Task requirements: Reproduce the records below exactly as they appear, omitting any pictures they contain.
=-=-=
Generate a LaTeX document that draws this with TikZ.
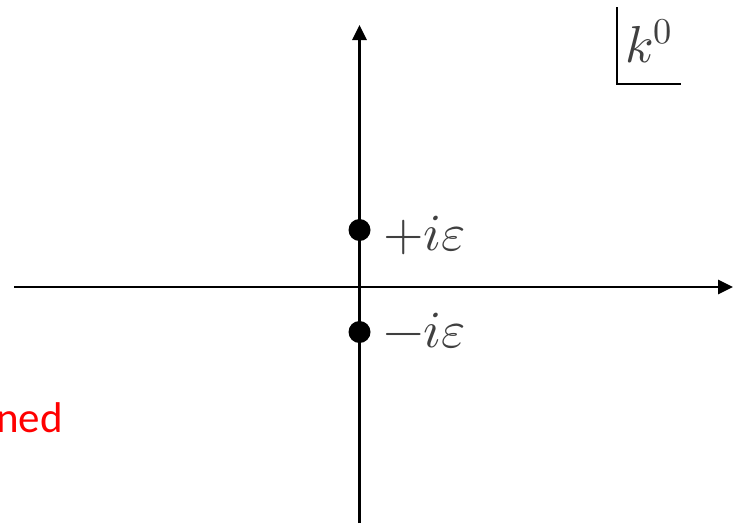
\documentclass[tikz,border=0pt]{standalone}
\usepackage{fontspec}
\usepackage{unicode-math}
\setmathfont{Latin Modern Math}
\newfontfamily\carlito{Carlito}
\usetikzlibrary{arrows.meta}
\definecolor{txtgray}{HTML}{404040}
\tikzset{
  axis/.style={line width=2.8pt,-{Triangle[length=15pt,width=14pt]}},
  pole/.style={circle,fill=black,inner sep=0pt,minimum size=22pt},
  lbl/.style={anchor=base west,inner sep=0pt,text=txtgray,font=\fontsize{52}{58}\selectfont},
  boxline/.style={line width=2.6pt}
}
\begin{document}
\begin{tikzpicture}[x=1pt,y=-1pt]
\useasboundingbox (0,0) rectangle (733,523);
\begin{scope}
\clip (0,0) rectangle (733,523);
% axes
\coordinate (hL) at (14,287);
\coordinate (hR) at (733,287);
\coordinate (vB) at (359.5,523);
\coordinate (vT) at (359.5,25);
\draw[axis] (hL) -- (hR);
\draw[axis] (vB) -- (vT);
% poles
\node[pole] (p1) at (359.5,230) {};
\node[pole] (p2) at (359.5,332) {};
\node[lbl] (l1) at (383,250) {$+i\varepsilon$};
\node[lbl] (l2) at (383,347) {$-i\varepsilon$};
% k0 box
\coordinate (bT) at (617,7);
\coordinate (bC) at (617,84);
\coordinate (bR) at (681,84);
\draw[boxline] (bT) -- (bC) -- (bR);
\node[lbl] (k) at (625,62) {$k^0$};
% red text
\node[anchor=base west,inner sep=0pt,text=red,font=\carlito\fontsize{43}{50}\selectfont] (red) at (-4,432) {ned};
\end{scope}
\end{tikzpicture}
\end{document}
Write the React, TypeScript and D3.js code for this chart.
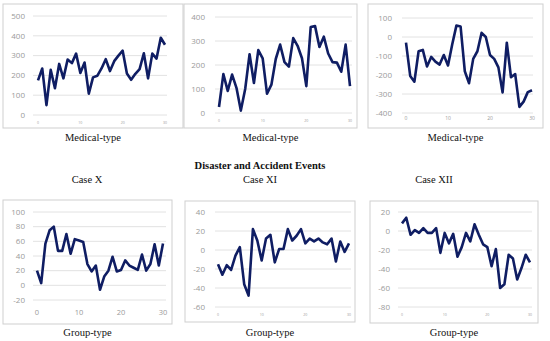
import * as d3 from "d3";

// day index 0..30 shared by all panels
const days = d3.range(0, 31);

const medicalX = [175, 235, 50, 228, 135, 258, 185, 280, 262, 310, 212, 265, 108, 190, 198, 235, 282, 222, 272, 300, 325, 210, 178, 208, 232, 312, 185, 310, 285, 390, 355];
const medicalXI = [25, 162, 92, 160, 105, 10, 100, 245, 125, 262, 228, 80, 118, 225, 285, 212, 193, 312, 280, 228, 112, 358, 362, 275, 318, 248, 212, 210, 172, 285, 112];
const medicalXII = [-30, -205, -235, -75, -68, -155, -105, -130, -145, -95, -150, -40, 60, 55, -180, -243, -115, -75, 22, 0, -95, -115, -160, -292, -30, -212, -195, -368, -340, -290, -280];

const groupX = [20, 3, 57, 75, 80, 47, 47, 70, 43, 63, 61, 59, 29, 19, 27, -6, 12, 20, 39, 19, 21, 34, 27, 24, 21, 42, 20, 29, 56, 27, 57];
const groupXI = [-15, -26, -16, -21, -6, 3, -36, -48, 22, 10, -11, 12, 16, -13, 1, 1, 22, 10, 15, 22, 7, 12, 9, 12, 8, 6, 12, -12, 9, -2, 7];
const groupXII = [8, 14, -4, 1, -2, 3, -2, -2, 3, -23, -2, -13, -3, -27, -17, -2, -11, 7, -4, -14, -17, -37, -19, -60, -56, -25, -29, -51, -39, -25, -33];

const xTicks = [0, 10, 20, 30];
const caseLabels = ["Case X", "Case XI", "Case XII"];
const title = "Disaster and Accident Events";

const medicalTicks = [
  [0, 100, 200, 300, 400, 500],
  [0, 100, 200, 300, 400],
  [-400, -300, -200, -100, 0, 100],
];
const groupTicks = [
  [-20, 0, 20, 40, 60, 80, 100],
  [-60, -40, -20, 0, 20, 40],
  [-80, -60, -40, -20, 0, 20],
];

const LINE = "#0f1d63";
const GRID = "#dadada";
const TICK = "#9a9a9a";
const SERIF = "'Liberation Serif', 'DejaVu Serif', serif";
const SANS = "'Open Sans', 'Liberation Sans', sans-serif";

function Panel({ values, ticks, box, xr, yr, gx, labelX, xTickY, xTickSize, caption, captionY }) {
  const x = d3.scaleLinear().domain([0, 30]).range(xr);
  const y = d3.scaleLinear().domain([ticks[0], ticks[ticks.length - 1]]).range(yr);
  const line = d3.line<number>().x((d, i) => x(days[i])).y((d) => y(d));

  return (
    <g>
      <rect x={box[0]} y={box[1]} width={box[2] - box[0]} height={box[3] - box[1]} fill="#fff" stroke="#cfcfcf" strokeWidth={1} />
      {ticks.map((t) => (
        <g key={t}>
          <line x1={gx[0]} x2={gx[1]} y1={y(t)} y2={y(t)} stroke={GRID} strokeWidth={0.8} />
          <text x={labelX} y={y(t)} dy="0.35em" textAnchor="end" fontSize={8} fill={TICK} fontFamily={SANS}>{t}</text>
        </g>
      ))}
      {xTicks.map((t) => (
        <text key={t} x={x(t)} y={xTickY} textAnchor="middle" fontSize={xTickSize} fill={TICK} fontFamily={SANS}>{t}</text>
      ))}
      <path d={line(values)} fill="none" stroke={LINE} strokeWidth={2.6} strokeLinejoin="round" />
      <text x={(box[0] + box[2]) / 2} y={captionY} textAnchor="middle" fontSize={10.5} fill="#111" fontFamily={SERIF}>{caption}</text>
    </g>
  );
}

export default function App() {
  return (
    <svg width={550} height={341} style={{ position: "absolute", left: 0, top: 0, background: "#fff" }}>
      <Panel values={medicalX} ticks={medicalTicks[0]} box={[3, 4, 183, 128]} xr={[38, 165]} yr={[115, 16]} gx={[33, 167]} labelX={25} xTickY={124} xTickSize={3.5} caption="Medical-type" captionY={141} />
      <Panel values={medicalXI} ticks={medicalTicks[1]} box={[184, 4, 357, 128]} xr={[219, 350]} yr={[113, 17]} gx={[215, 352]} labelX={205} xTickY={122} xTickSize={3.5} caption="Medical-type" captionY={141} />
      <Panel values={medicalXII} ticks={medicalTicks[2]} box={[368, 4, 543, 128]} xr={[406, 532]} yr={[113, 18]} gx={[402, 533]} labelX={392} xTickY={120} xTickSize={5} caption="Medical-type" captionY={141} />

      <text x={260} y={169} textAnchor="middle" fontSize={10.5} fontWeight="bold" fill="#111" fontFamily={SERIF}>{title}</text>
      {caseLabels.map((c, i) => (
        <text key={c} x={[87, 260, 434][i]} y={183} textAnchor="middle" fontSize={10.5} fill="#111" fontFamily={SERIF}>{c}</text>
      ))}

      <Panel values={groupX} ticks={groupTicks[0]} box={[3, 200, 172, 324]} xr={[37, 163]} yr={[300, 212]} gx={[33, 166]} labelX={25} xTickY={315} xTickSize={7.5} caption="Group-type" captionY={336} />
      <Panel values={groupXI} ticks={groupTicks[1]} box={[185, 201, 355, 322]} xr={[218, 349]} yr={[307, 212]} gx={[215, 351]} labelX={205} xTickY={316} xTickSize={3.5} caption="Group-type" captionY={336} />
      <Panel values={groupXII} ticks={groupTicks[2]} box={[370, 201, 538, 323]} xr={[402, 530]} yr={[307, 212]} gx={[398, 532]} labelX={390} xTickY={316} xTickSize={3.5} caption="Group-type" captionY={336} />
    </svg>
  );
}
=-=-=
Problem solution:
Generate a LaTeX document that draws this with TikZ.
\documentclass[tikz,border=0pt]{standalone}
\usepackage{fontspec}
\usepackage{unicode-math}
\setmathfont{Latin Modern Math}
\newfontfamily\carlito{Carlito}
\usetikzlibrary{arrows.meta}
\definecolor{txtgray}{HTML}{404040}
\tikzset{
  axis/.style={line width=2.8pt,-{Triangle[length=15pt,width=14pt]}},
  pole/.style={circle,fill=black,inner sep=0pt,minimum size=22pt},
  lbl/.style={anchor=base west,inner sep=0pt,text=txtgray,font=\fontsize{52}{58}\selectfont},
  boxline/.style={line width=2.6pt}
}
\begin{document}
\begin{tikzpicture}[x=1pt,y=-1pt]
\useasboundingbox (0,0) rectangle (733,523);
\begin{scope}
\clip (0,0) rectangle (733,523);
% axes
\coordinate (hL) at (14,287);
\coordinate (hR) at (733,287);
\coordinate (vB) at (359.5,523);
\coordinate (vT) at (359.5,25);
\draw[axis] (hL) -- (hR);
\draw[axis] (vB) -- (vT);
% poles
\node[pole] (p1) at (359.5,230) {};
\node[pole] (p2) at (359.5,332) {};
\node[lbl] (l1) at (383,250) {$+i\varepsilon$};
\node[lbl] (l2) at (383,347) {$-i\varepsilon$};
% k0 box
\coordinate (bT) at (617,7);
\coordinate (bC) at (617,84);
\coordinate (bR) at (681,84);
\draw[boxline] (bT) -- (bC) -- (bR);
\node[lbl] (k) at (625,62) {$k^0$};
% red text
\node[anchor=base west,inner sep=0pt,text=red,font=\carlito\fontsize{43}{50}\selectfont] (red) at (-4,432) {ned};
\end{scope}
\end{tikzpicture}
\end{document}
Write the React, TypeScript and D3.js code for this chart.
import * as d3 from "d3";

// day index 0..30 shared by all panels
const days = d3.range(0, 31);

const medicalX = [175, 235, 50, 228, 135, 258, 185, 280, 262, 310, 212, 265, 108, 190, 198, 235, 282, 222, 272, 300, 325, 210, 178, 208, 232, 312, 185, 310, 285, 390, 355];
const medicalXI = [25, 162, 92, 160, 105, 10, 100, 245, 125, 262, 228, 80, 118, 225, 285, 212, 193, 312, 280, 228, 112, 358, 362, 275, 318, 248, 212, 210, 172, 285, 112];
const medicalXII = [-30, -205, -235, -75, -68, -155, -105, -130, -145, -95, -150, -40, 60, 55, -180, -243, -115, -75, 22, 0, -95, -115, -160, -292, -30, -212, -195, -368, -340, -290, -280];

const groupX = [20, 3, 57, 75, 80, 47, 47, 70, 43, 63, 61, 59, 29, 19, 27, -6, 12, 20, 39, 19, 21, 34, 27, 24, 21, 42, 20, 29, 56, 27, 57];
const groupXI = [-15, -26, -16, -21, -6, 3, -36, -48, 22, 10, -11, 12, 16, -13, 1, 1, 22, 10, 15, 22, 7, 12, 9, 12, 8, 6, 12, -12, 9, -2, 7];
const groupXII = [8, 14, -4, 1, -2, 3, -2, -2, 3, -23, -2, -13, -3, -27, -17, -2, -11, 7, -4, -14, -17, -37, -19, -60, -56, -25, -29, -51, -39, -25, -33];

const xTicks = [0, 10, 20, 30];
const caseLabels = ["Case X", "Case XI", "Case XII"];
const title = "Disaster and Accident Events";

const medicalTicks = [
  [0, 100, 200, 300, 400, 500],
  [0, 100, 200, 300, 400],
  [-400, -300, -200, -100, 0, 100],
];
const groupTicks = [
  [-20, 0, 20, 40, 60, 80, 100],
  [-60, -40, -20, 0, 20, 40],
  [-80, -60, -40, -20, 0, 20],
];

const LINE = "#0f1d63";
const GRID = "#dadada";
const TICK = "#9a9a9a";
const SERIF = "'Liberation Serif', 'DejaVu Serif', serif";
const SANS = "'Open Sans', 'Liberation Sans', sans-serif";

function Panel({ values, ticks, box, xr, yr, gx, labelX, xTickY, xTickSize, caption, captionY }) {
  const x = d3.scaleLinear().domain([0, 30]).range(xr);
  const y = d3.scaleLinear().domain([ticks[0], ticks[ticks.length - 1]]).range(yr);
  const line = d3.line<number>().x((d, i) => x(days[i])).y((d) => y(d));

  return (
    <g>
      <rect x={box[0]} y={box[1]} width={box[2] - box[0]} height={box[3] - box[1]} fill="#fff" stroke="#cfcfcf" strokeWidth={1} />
      {ticks.map((t) => (
        <g key={t}>
          <line x1={gx[0]} x2={gx[1]} y1={y(t)} y2={y(t)} stroke={GRID} strokeWidth={0.8} />
          <text x={labelX} y={y(t)} dy="0.35em" textAnchor="end" fontSize={8} fill={TICK} fontFamily={SANS}>{t}</text>
        </g>
      ))}
      {xTicks.map((t) => (
        <text key={t} x={x(t)} y={xTickY} textAnchor="middle" fontSize={xTickSize} fill={TICK} fontFamily={SANS}>{t}</text>
      ))}
      <path d={line(values)} fill="none" stroke={LINE} strokeWidth={2.6} strokeLinejoin="round" />
      <text x={(box[0] + box[2]) / 2} y={captionY} textAnchor="middle" fontSize={10.5} fill="#111" fontFamily={SERIF}>{caption}</text>
    </g>
  );
}

export default function App() {
  return (
    <svg width={550} height={341} style={{ position: "absolute", left: 0, top: 0, background: "#fff" }}>
      <Panel values={medicalX} ticks={medicalTicks[0]} box={[3, 4, 183, 128]} xr={[38, 165]} yr={[115, 16]} gx={[33, 167]} labelX={25} xTickY={124} xTickSize={3.5} caption="Medical-type" captionY={141} />
      <Panel values={medicalXI} ticks={medicalTicks[1]} box={[184, 4, 357, 128]} xr={[219, 350]} yr={[113, 17]} gx={[215, 352]} labelX={205} xTickY={122} xTickSize={3.5} caption="Medical-type" captionY={141} />
      <Panel values={medicalXII} ticks={medicalTicks[2]} box={[368, 4, 543, 128]} xr={[406, 532]} yr={[113, 18]} gx={[402, 533]} labelX={392} xTickY={120} xTickSize={5} caption="Medical-type" captionY={141} />

      <text x={260} y={169} textAnchor="middle" fontSize={10.5} fontWeight="bold" fill="#111" fontFamily={SERIF}>{title}</text>
      {caseLabels.map((c, i) => (
        <text key={c} x={[87, 260, 434][i]} y={183} textAnchor="middle" fontSize={10.5} fill="#111" fontFamily={SERIF}>{c}</text>
      ))}

      <Panel values={groupX} ticks={groupTicks[0]} box={[3, 200, 172, 324]} xr={[37, 163]} yr={[300, 212]} gx={[33, 166]} labelX={25} xTickY={315} xTickSize={7.5} caption="Group-type" captionY={336} />
      <Panel values={groupXI} ticks={groupTicks[1]} box={[185, 201, 355, 322]} xr={[218, 349]} yr={[307, 212]} gx={[215, 351]} labelX={205} xTickY={316} xTickSize={3.5} caption="Group-type" captionY={336} />
      <Panel values={groupXII} ticks={groupTicks[2]} box={[370, 201, 538, 323]} xr={[402, 530]} yr={[307, 212]} gx={[398, 532]} labelX={390} xTickY={316} xTickSize={3.5} caption="Group-type" captionY={336} />
    </svg>
  );
}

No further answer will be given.